Though the Cold War in Latin America began as a tense negotiation between American rationalism and Latin revanchism, Grandin suggests that it ended with the US careening towards the latter. In a rerun of the fabled journey into the heart of darkness, US officials returned from their travels south echoing the darkest voices of the counter-Enlightenment. One embassy officer wrote to his superiors back home: ‘After all hasn’t man been a savage from the beginning of time so let us not be too queasy about terror. I have literally heard these arguments from our people.’ A CIA staffer urged his colleagues to abandon all attempts at mass persuasion in Guatemala and instead direct their efforts at the ‘heart, the stomach and the liver (fear)’. Seeking to destabilise Allende’s Chile, another CIA man proclaimed: ‘We cannot endeavour to ignite the world if Chile itself is a placid lake. The fuel for the fire must come from within Chile. Therefore, the station should employ every stratagem, every ploy, however bizarre, to create this internal resistance.’ As Grandin writes, ‘Will to set the world ablaze . . . faith in the night-side of the soul, contempt for democratic temperance and parliamentary procedure: these qualities are usually attributed to opponents of liberal civility, tolerance and pluralism – not their defenders.’ With this plangent remark, Grandin concludes his remarkable tale, suggesting that the greatest defeat of the Cold War could be said to be that of America itself.

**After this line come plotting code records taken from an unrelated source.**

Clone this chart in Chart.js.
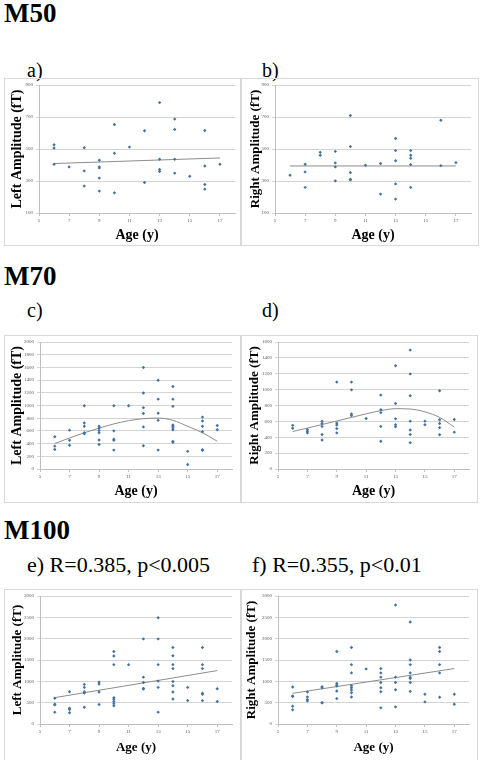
<!DOCTYPE html>
<html>
<head>
<meta charset="utf-8">
<script src="https://cdn.jsdelivr.net/npm/chart.js@4/dist/chart.umd.min.js"></script>
<style>
body{margin:0;background:#fff;width:481px;height:760px;overflow:hidden;position:relative;font-family:"Liberation Serif","Times New Roman",serif;color:#000;}
.h{position:absolute;left:4px;font-weight:bold;font-size:27px;line-height:1;}
.l{position:absolute;font-size:20px;line-height:1;white-space:nowrap;}
.l.big{font-size:22px;}
.box{position:absolute;border:1px solid #d9d9d9;}
.box canvas{display:block;}
</style>
</head>
<body>
<div class="h" style="top:0px">M50</div>
<div class="l" style="left:27px;top:60px">a)</div>
<div class="l" style="left:262px;top:60px">b)</div>
<div class="box" style="left:4px;top:78px"><canvas id="ca" width="235" height="166"></canvas></div>
<div class="box" style="left:241px;top:78px"><canvas id="cb" width="236" height="166"></canvas></div>

<div class="h" style="top:263px">M70</div>
<div class="l" style="left:27px;top:300px">c)</div>
<div class="l" style="left:262px;top:300px">d)</div>
<div class="box" style="left:4px;top:335px"><canvas id="cc" width="235" height="166"></canvas></div>
<div class="box" style="left:241px;top:335px"><canvas id="cd" width="235" height="166"></canvas></div>

<div class="h" style="top:517px">M100</div>
<div class="l big" style="left:27px;top:554px">e) R=0.385, p&lt;0.005</div>
<div class="l big" style="left:252px;top:554px">f) R=0.355, p&lt;0.01</div>
<div class="box" style="left:4px;top:589px"><canvas id="ce" width="235" height="175"></canvas></div>
<div class="box" style="left:241px;top:589px"><canvas id="cf" width="235" height="175"></canvas></div>

<script>
// tick labels
const xTicks = [5, 7, 9, 11, 13, 15, 17];
const yTicksM50 = [100, 300, 500, 700, 900];
const yTicksM70L = [0, 200, 400, 600, 800, 1000, 1200, 1400, 1600, 1800, 2000];
const yTicksM70R = [0, 200, 400, 600, 800, 1000, 1200, 1400, 1600];
const yTicksM100 = [0, 500, 1000, 1500, 2000, 2500, 3000];

// M50 left (a)
const ageA = [6,6,6, 7, 8,8,8, 9,9,9,9,9, 10,10,10, 11, 12,12, 13,13,13,13, 14,14,14,14, 15, 16,16,16,16, 17];
const leftM50 = [527,506,405, 388, 508,363,268, 430,388,382,318,237, 653,473,226, 512, 614,291, 790,436,372,359, 687,622,436,349, 330, 616,394,278,249, 405];

// M50 right (b)
const ageB = [6, 7,7,7, 8,8, 9,9,9,9, 10,10,10,10,10, 11, 12,12, 13,13,13,13,13, 14,14,14,14,14, 16,16, 17];
const rightM50 = [336, 405,357,260, 479,461, 485,413,388,301, 709,515,353,311,307, 398, 409,218, 566,490,427,282,187, 490,461,442,403,260, 680,396, 415];

// M70 left (c)
const ageC = [6,6,6, 7,7,7, 8,8,8,8,8, 9,9,9,9,9,9, 10,10,10,10,10, 11, 12,12,12,12,12,12, 13,13,13,13,13, 14,14,14,14,14,14,14,14,14, 15,15, 16,16,16,16,16,16, 17,17];
const leftM70 = [509,360,308, 612,452,375, 997,725,673,571,555, 673,643,607,571,457,386, 997,601,468,452,298, 997, 1599,1198,966,874,663,365, 1398,1100,879,766,298, 1300,1100,987,694,673,648,617,432,421, 278,72, 817,756,673,586,303,293, 684,617];

// M70 right (d)
const ageD = [6,6, 7,7,7, 8,8,8,8,8, 9,9,9,9,9, 10,10,10,10, 11, 12,12,12,12,12, 13,13,13,13,13, 14,14,14,14,14,14,14, 15,15, 16,16,16,16,16, 17,17];
const rightM70 = [550,513, 496,476,455, 603,574,537,435,365, 1095,578,554,509,455, 1095,997,693,673, 636, 931,747,710,537,349, 1301,825,632,558,533, 1498,1198,923,603,492,435,332, 603,558, 985,620,574,521,431, 624,464];

// M100 left (e)
const ageE = [6,6,6,6, 7,7,7,7, 8,8,8,8,8, 9,9,9,9, 10,10,10,10,10,10,10,10, 11, 12,12,12,12,12, 13,13,13,13,13,13, 14,14,14,14,14,14,14,14, 15,15, 16,16,16,16,16,16, 17,17];
const leftM100 = [603,464,448,278, 757,371,340,263, 928,858,757,727,394, 982,935,750,456, 1700,1592,1391,618,580,526,472,425, 1391, 1994,1098,974,835,819, 2489,1994,1391,1005,858,278, 1793,1600,1391,1299,997,897,750,587, 858,549, 1793,1391,1299,719,696,549, 827,526];

// M100 right (f)
const ageF = [6,6,6,6,6, 7,7,7,7, 8,8,8,8, 9,9,9,9,9,9, 10,10,10,10,10,10,10,10, 11, 12,12,12,12,12,12,12, 13,13,13,13,13, 14,14,14,14,14,14,14,14, 15,15, 16,16,16,16,16, 17,17];
const rightM100 = [866,657,642,417,332, 750,634,572,541, 873,850,502,495, 1700,951,912,889,773,595, 1793,1391,1198,897,850,796,734,634, 1291, 1299,1198,1098,974,850,757,379, 2790,1098,974,804,402, 2389,1500,1391,1198,1098,1067,974,765, 696,518, 1793,1700,1391,1198,626, 696,464];

// trendlines
const trendAgesLin = [6, 17];
const trendA = [409, 444];
const trendB = [394, 394];
const trendE = [618, 1252];
const trendF = [719, 1299];
const trendAgesCurve = [6, 7, 8, 9, 10, 11, 12, 13, 14, 15, 16, 17];
const trendC = [401, 488, 571, 643, 710, 761, 792, 802, 766, 673, 571, 437];
const trendD = [472, 516, 560, 605, 650, 695, 735, 760, 755, 720, 650, 529];

const serif = '"Liberation Serif", "Times New Roman", serif';

function makePanel(id, ages, values, yTicks, tAges, tVals, yTitle, L) {
  new Chart(document.getElementById(id), {
    type: 'scatter',
    data: {
      datasets: [
        {
          data: ages.map((a, i) => ({x: a, y: values[i]})),
          pointStyle: 'rectRot',
          pointRadius: 1.7,
          backgroundColor: '#42729f',
          borderWidth: 0
        },
        {
          type: 'line',
          data: tAges.map((a, i) => ({x: a, y: tVals[i]})),
          borderColor: '#8c8c8c',
          borderWidth: 1,
          pointRadius: 0,
          cubicInterpolationMode: 'monotone',
          fill: false
        }
      ]
    },
    options: {
      responsive: false,
      animation: false,
      events: [],
      layout: {padding: {left: 0, top: L.padT, right: L.padR, bottom: 0}},
      plugins: {legend: {display: false}, tooltip: {enabled: false}},
      scales: {
        x: {
          type: 'linear',
          min: 5,
          max: 18,
          afterBuildTicks: s => { s.ticks = xTicks.map(v => ({value: v})); },
          afterFit: s => { s.height = L.xH; },
          grid: {drawOnChartArea: false, tickLength: 3, color: '#bfbfbf'},
          border: {color: '#bfbfbf'},
          ticks: {autoSkip: false, maxRotation: 0, padding: 2, color: '#595959',
            font: {family: serif, size: 5}, callback: v => String(v)},
          title: {
            display: true, text: 'Age (y)', color: '#000',
            font: {family: serif, size: L.xTS, weight: 'bold', lineHeight: 1},
            padding: {top: 0, bottom: L.xTP}
          }
        },
        y: {
          type: 'linear',
          min: yTicks[0],
          max: yTicks[yTicks.length - 1],
          afterBuildTicks: s => { s.ticks = yTicks.map(v => ({value: v})); },
          afterFit: s => { s.width = L.yW; },
          grid: {color: '#d4d4d4', tickLength: 3, lineWidth: 1},
          border: {color: '#bfbfbf'},
          ticks: {autoSkip: false, padding: 3, color: '#595959',
            font: {family: serif, size: 5}, callback: v => String(v)},
          title: {
            display: true, text: yTitle, color: '#000',
            font: {family: serif, size: L.yTS, weight: 'bold', lineHeight: 1},
            padding: {top: L.yTP, bottom: 0}
          }
        }
      }
    }
  });
}

makePanel('ca', ageA, leftM50, yTicksM50, trendAgesLin, trendA, 'Left Amplitude (fT)',
  {yW: 34, xH: 32, padT: 5, padR: 5, yTS: 14, yTP: 5, xTS: 14, xTP: 3});
makePanel('cb', ageB, rightM50, yTicksM50, trendAgesLin, trendB, 'Right Amplitude (fT)',
  {yW: 33, xH: 32, padT: 5, padR: 7, yTS: 13, yTP: 7.5, xTS: 14, xTP: 3});
makePanel('cc', ageC, leftM70, yTicksM70L, trendAgesCurve, trendC, 'Left Amplitude (fT)',
  {yW: 35, xH: 33, padT: 3, padR: 8, yTS: 14, yTP: 5.5, xTS: 14, xTP: 4});
makePanel('cd', ageD, rightM70, yTicksM70R, trendAgesCurve, trendD, 'Right Amplitude (fT)',
  {yW: 36, xH: 33, padT: 3, padR: 8, yTS: 13, yTP: 6.5, xTS: 14, xTP: 4});
makePanel('ce', ageE, leftM100, yTicksM100, trendAgesLin, trendE, 'Left Amplitude (fT)',
  {yW: 35, xH: 41, padT: 4, padR: 8, yTS: 13, yTP: 6.5, xTS: 13, xTP: 10.5});
makePanel('cf', ageF, rightM100, yTicksM100, trendAgesLin, trendF, 'Right Amplitude (fT)',
  {yW: 36, xH: 41, padT: 4, padR: 8, yTS: 13, yTP: 3, xTS: 13, xTP: 10.5});
</script>
</body>
</html>
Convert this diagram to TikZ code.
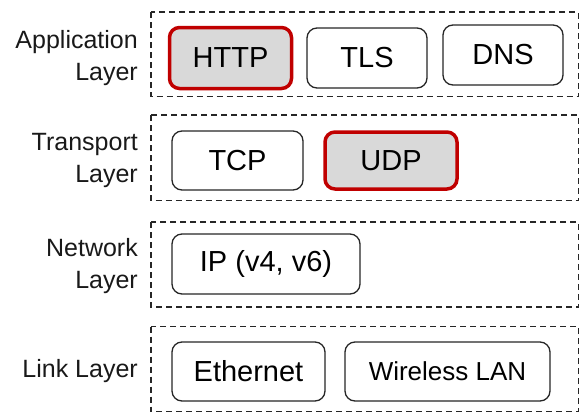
\documentclass[tikz,border=0pt]{standalone}
\usepackage{fontspec}
\setmainfont{Liberation Sans}
\definecolor{hlred}{RGB}{192,0,0}
\definecolor{hlgray}{RGB}{217,217,217}
\tikzset{
  layerbox/.style={draw=black!85, line width=1.4pt, dash pattern=on 6pt off 4pt},
  proto/.style={draw=black!85, line width=1.3pt, rounded corners=10pt, fill=white,
    inner sep=0pt, font=\fontsize{29}{34}\selectfont},
  hl/.style={draw=hlred, line width=3.5pt, fill=hlgray},
  layername/.style={anchor=east, align=right, inner sep=0pt,
    font=\fontsize{25}{32}\selectfont, text=black!90}
}
\begin{document}
\begin{tikzpicture}[x=1pt,y=-1pt]
  \useasboundingbox (0,0) rectangle (579,413);

  % layer frames (right edge runs up to the page border)
  \draw[layerbox] (151,12) rectangle (578.5,96.5);
  \draw[layerbox] (151,115) rectangle (578.5,200.5);
  \draw[layerbox] (151,222) rectangle (578.5,307);
  \draw[layerbox] (151,326.5) rectangle (578.5,411.5);

  % layer names
  \node[layername] (lapp) at (138,58) {Application\\Layer};
  \node[layername] (ltra) at (138,160) {Transport\\Layer};
  \node[layername] (lnet) at (138,266) {Network\\Layer};
  \node[layername] (llnk) at (138,371) {Link Layer};

  % application layer
  \node[proto, hl, minimum width=122pt, minimum height=61pt] (http) at (230.5,58) {HTTP};
  \node[proto, minimum width=120pt, minimum height=60pt] (tls) at (367,58) {TLS};
  \node[proto, minimum width=120pt, minimum height=60pt] (dns) at (503,55) {DNS};

  % transport layer
  \node[proto, minimum width=131pt, minimum height=59pt] (tcp) at (237.5,160.5) {TCP};
  \node[proto, hl, minimum width=132pt, minimum height=57pt] (udp) at (391,160.5) {UDP};

  % network layer
  \node[proto, minimum width=188pt, minimum height=60pt] (ip) at (266,264) {IP (v4, v6)};

  % link layer
  \node[proto, minimum width=153pt, minimum height=59pt] (eth) at (248.5,371.5) {Ethernet};
  \node[proto, minimum width=205pt, minimum height=59pt,
        font=\fontsize{26}{30}\selectfont] (wlan) at (447.5,371.5) {Wireless LAN};
\end{tikzpicture}
\end{document}
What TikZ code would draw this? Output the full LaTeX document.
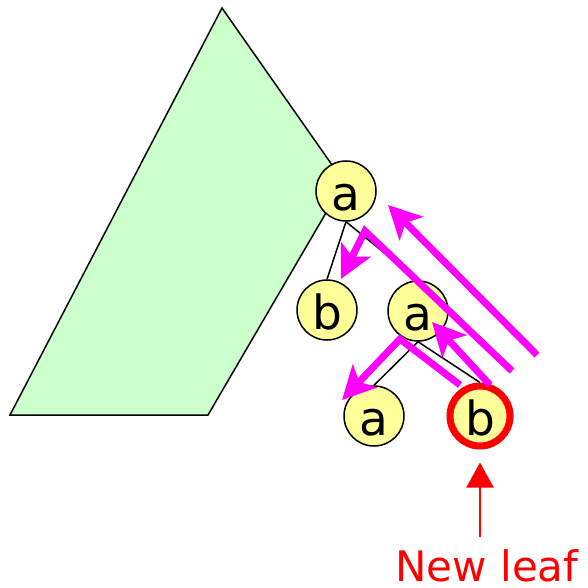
\documentclass[tikz,border=0pt]{standalone}
\usepackage{fontspec}
\setmainfont{DejaVu Sans}
\usetikzlibrary{arrows.meta}
\definecolor{treegreen}{HTML}{CCFFCC}
\definecolor{nodeyellow}{HTML}{FFFF99}
\definecolor{walkpink}{HTML}{FF00FF}

\begin{document}
\begin{tikzpicture}[x=1pt,y=-1pt, every node/.style={font=\fontsize{47}{50}\selectfont},
    tnode/.style={circle, draw=black, line width=1.5pt, fill=nodeyellow, minimum size=60pt,
        inner sep=0pt, text height=38pt, text depth=0pt},
    newnode/.style={tnode, draw=red, line width=7pt},
    treeedge/.style={black, line width=1.5pt},
    walk/.style={walkpink, line width=7pt, -{Stealth[length=33pt,width=33pt,inset=8pt]}},
    leafarrow/.style={red, line width=2pt, -{Triangle[length=25pt,width=27pt]}}]
            \useasboundingbox (0,0) rectangle (588,588);

            % rest of the tree
            \draw[black, line width=1.5pt, fill=treegreen] (10,415) -- (222,8) -- (344,182) -- (208,415) -- cycle;

            \node[tnode] (a1) at (346,191) {a};
            \node[tnode] (b1) at (327,310) {b};
            \node[tnode] (a2) at (418,311) {a};
            \node[tnode] (a3) at (374,416) {a};
            \node[newnode] (b2) at (480,416) {b};

            \draw[treeedge] (a1.south) -- (b1.north);
            \draw[treeedge] (a1.south) -- (a2.north);
            \draw[treeedge] (a2.south) -- (a3.north);
            \draw[treeedge] (a2.south) -- (b2.north);

            % walk back up from the new leaf
            \coordinate (w1s) at (537,355);  \coordinate (w1e) at (388,205);
            \coordinate (w2s) at (512,371);  \coordinate (w2c) at (365,231);  \coordinate (w2e) at (341,279);
            \coordinate (w3s) at (490,385);  \coordinate (w3e) at (432,322);
            \coordinate (w4s) at (460,385);  \coordinate (w4c) at (400,339);  \coordinate (w4e) at (342,400);
            \draw[walk] (w1s) -- (w1e);
            \draw[walk] (w2s) -- (w2c) -- (w2e);
            \draw[walk] (w3s) -- (w3e);
            \draw[walk] (w4s) -- (w4c) -- (w4e);

            \node[red, font=\fontsize{42}{46}\selectfont, inner sep=0pt, anchor=base] (leaf) at (487,581) {New leaf};
            \draw[leafarrow] ([yshift=12pt]leaf.north -| b2.south) -- ([yshift=-13pt]b2.south);
        \end{tikzpicture}
\end{document}
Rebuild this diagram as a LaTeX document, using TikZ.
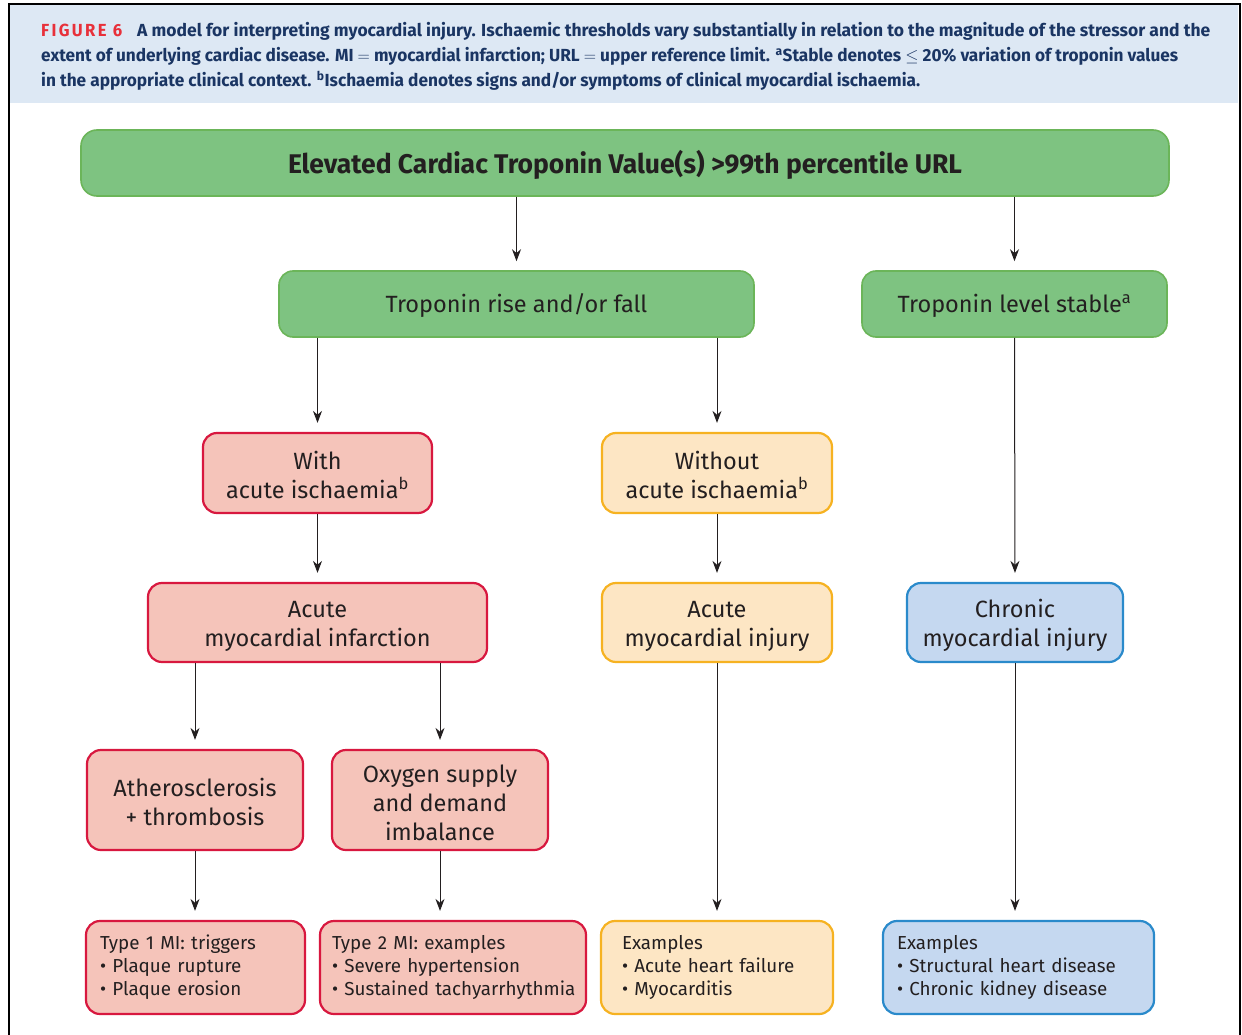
\documentclass[tikz,border=0pt]{standalone}
\usepackage{fontspec}
\usepackage{graphicx}
\setmainfont{Fira Sans}
\newfontfamily\capfont{Fira Sans}
\usetikzlibrary{arrows.meta}
\definecolor{capbg}{HTML}{DDE8F4}
\definecolor{capnavy}{HTML}{1A3563}
\definecolor{figred}{HTML}{E8303A}
\definecolor{txt}{HTML}{231F20}
\definecolor{gfill}{HTML}{7EC381}
\definecolor{gdraw}{HTML}{6BB559}
\definecolor{rfill}{HTML}{F5C4BA}
\definecolor{rdraw}{HTML}{D8183F}
\definecolor{ofill}{HTML}{FDE6C4}
\definecolor{odraw}{HTML}{F6B221}
\definecolor{bfill}{HTML}{C5D8F0}
\definecolor{bdraw}{HTML}{2A8ACB}
\newcommand\tup{\rule{0pt}{23pt}}
\newcommand\bl[1]{\mbox{\textbullet\ #1}}
\tikzset{
  box/.style={draw, rounded corners=14pt, line width=2.2pt, align=center, text=txt,
    font=\fontsize{23.5}{29}\selectfont, inner sep=0pt},
  gbox/.style={box, fill=gfill, draw=gdraw, line width=1.6pt},
  rbox/.style={box, fill=rfill, draw=rdraw},
  obox/.style={box, fill=ofill, draw=odraw},
  bbox/.style={box, fill=bfill, draw=bdraw},
  exbox/.style={align=left, font=\fontsize{18.8}{23}\selectfont},
  arr/.style={-{Stealth[length=12pt,width=9pt]}, line width=1pt, draw=txt, shorten >=9pt},
  capline/.style={anchor=base west, text=capnavy, inner sep=0pt, font=\capfont\bfseries\fontsize{17.5}{20}\selectfont}
}
\begin{document}
\begin{tikzpicture}[x=1pt,y=-1pt]
\useasboundingbox (0,0) rectangle (1242,1035);
\fill[white] (0,0) rectangle (1242,1035);
\fill[capbg] (10,5) rectangle (1238,103);
\draw[line width=2.5pt] (9,1035) -- (9,4) -- (1240,4) -- (1240,1035);

% caption
\node[capline, text=figred] (figlab) at (41,37) {\resizebox{81pt}{\height}{\addfontfeature{LetterSpace=14}FIGURE 6}};
\node[capline] (cap1) at (137,37) {\resizebox{1073pt}{\height}{A model for interpreting myocardial injury. Ischaemic thresholds vary substantially in relation to the magnitude of the stressor and the}};
\node[capline] (cap2) at (41,62) {\resizebox{1137pt}{\height}{extent of underlying cardiac disease. MI $=$ myocardial infarction; URL $=$ upper reference limit. \textsuperscript{a}Stable denotes $\leq$ 20\% variation of troponin values}};
\node[capline] (cap3) at (41,87) {\resizebox{879pt}{\height}{in the appropriate clinical context. \textsuperscript{b}Ischaemia denotes signs and/or symptoms of clinical myocardial ischaemia.}};

% boxes
\node[gbox, rounded corners=16pt, minimum width=1088pt, minimum height=66pt] (top) at (625,163)
  {\rule{0pt}{27pt}\fontsize{27}{32}\selectfont\bfseries\resizebox{674pt}{\height}{Elevated Cardiac Troponin Value(s) >99th percentile URL}};
\node[gbox, minimum width=475pt, minimum height=66pt] (rise) at (516.5,304) {\tup Troponin rise and/or fall};
\node[gbox, minimum width=305pt, minimum height=66pt] (stable) at (1014.5,304) {\tup Troponin level stable\textsuperscript{a}};

\node[rbox, minimum width=229pt, minimum height=80pt] (with) at (317.5,473) {\tup With\\acute ischaemia\textsuperscript{b}};
\node[obox, minimum width=230pt, minimum height=80pt] (without) at (717,473) {\tup Without\\acute ischaemia\textsuperscript{b}};

\node[rbox, minimum width=339pt, minimum height=79pt] (ami) at (317.5,622.5) {\tup Acute\\myocardial infarction};
\node[obox, minimum width=230pt, minimum height=79pt] (inj) at (717,622.5) {\tup Acute\\myocardial injury};
\node[bbox, minimum width=216pt, minimum height=79pt] (chr) at (1015,622.5) {\tup Chronic\\myocardial injury};

\node[rbox, minimum width=216pt, minimum height=100pt] (ath) at (195,800) {\tup Atherosclerosis\\+ thrombosis};
\node[rbox, minimum width=216pt, minimum height=100pt] (oxy) at (440,800) {\tup Oxygen supply\\and demand\\imbalance};

\node[rbox, exbox, minimum width=219pt, minimum height=93pt, inner xsep=14pt, text width=191pt] (t1) at (195.5,967.5)
  {\mbox{Type 1 MI: triggers}\\\bl{Plaque rupture}\\\bl{Plaque erosion}};
\node[rbox, exbox, minimum width=266pt, minimum height=93pt, inner xsep=12pt, text width=242pt] (t2) at (453,967.5)
  {\mbox{Type 2 MI: examples}\\\bl{Severe hypertension}\\\bl{Sustained tachyarrhythmia}};
\node[obox, exbox, minimum width=232pt, minimum height=93pt, inner xsep=21pt, text width=190pt] (ex1) at (717,967.5)
  {Examples\\\bl{Acute heart failure}\\\bl{Myocarditis}};
\node[bbox, exbox, minimum width=271pt, minimum height=93pt, inner xsep=14pt, text width=243pt] (ex2) at (1018.5,967.5)
  {Examples\\\bl{Structural heart disease}\\\bl{Chronic kidney disease}};

% connectors
\draw[arr] (top.south -| rise.north) -- (rise.north);
\draw[arr] (top.south -| stable.north) -- (stable.north);
\draw[arr] (rise.south -| with.north) -- (with.north);
\draw[arr] (rise.south -| without.north) -- (without.north);
\draw[arr] (stable.south) -- (chr.north);
\draw[arr] (with.south) -- (ami.north);
\draw[arr] (without.south) -- (inj.north);
\draw[arr] (ami.south -| ath.north) -- (ath.north);
\draw[arr] (ami.south -| oxy.north) -- (oxy.north);
\draw[arr] (inj.south) -- (ex1.north);
\draw[arr] (chr.south) -- (chr.south |- ex2.north);
\draw[arr] (ath.south) -- (ath.south |- t1.north);
\draw[arr] (oxy.south) -- (oxy.south |- t2.north);
\end{tikzpicture}
\end{document}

But there may have been one more defeat, which Grandin’s book suggests not by explicit argument but by the force of its analysis. For all its violence and misery, the Cold War had the virtue of imposing on Western intellectuals, Communist and anti-Communist alike, the duty of historical intelligence. Marxism attracted its share of morally blind and politically repellent followers, but its varied currents carried scholars and writers – in happy or unhappy conveyance – to an unparalleled appreciation of the effects of time and place. Whether it was Lukács discerning the failed revolutions of 1848 in the stilted realism and archaic dialogue of Flaubert’s Salammbô or Louis Hartz attributing American liberalism to the absence of feudalism in the United States or George Steiner hearing the ‘hoofbeats’ of Napoleon’s armies in Hegel’s Phenomenology (‘the master statement of the new density of being’), Marxism pressed intellectuals of varying stripes to think about history’s wayward intrusions. Even W.W. Rostow – the most anti-Communist of anti-Communism’s ‘action intellectuals’, to borrow a phrase from Arno Mayer – was forced by the challenge of Marxism to offer an economic and political programme that tallied, however minimally, the persistent effects of colonialism throughout the postcolonial world.
But the collapse of Communism and disappearance of Marxism have eased the burdens of intelligence. With the market – and now religion – displacing social democracy as the language of public life, writers are no longer compelled by the requirements of the historical imagination. Facing a new enemy, which does not make the same demands that Communism once did, today’s intellectuals wave away all talk of ‘root causes’: history, it seems, will no longer be summoned to the bar of political analysis – or not for the time being. Mimicking the theological language of their antagonists, contemporary writers prefer catchwords such as ‘evil’ and ‘Islamo-fascism’ to the vocabulary of secular criticism. Their language may be a response to 9/11, but it is a product of the end of the Cold War. When Marxism was banished from the political scene in 1989, it left behind no successor language – save religion itself – to grapple with the twinned fortunes of the individual and the collective, the personal and the political, the present and the past. That Grandin has managed to salvage some portion of that historical vision from the dustbin of history suggests not only his resourcefulness, but also the timeliness of this most untimely of meditations.